Visitors are putting themselves at risk by getting too close to deer, park officials say.
Wollaton Park in Nottingham allows its two deer herds to roam free.
Numerous signs warn visitors to keep their distance, especially during the current rutting season when the animals can be especially aggressive.
But one family was seen allowing a boy to approach a stag, apparently for a photograph, an action described as "disappointing" by park authorities.
The 500-acre park has two herds, 90 red deer and 120 fallow deer.
Witness Carole Wilson said: "It is very common, you even see people trying to take selfies and getting too close to the deer.
"It's crazy. These animals probably weigh close to one tonne and they have a set of daggers on the top of their heads.

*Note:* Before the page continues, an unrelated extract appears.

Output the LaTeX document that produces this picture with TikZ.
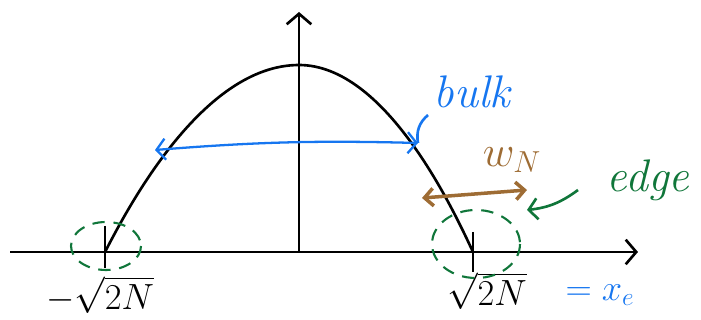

"My husband challenged them, explained the dangers and they said 'Oh really?', they seemed really surprised."
Mrs Wilson added she feared if somebody got hurt, the deer might have to be moved.
Dave Trimble, Nottingham City Council's member for leisure and culture, said: "Most people who visit Wollaton Hall and Park sensibly enjoy our beautiful deer from a distance and observe the many signs around the park advising of the risks to themselves and the animals in getting too close.
"It's disappointing that there are still some people who choose to ignore the signs or apply common sense, risking injury and unsettling the deer."
The council also emphasised dogs should be kept under control with a fine of up to £1,000 possible for anyone worrying the deer.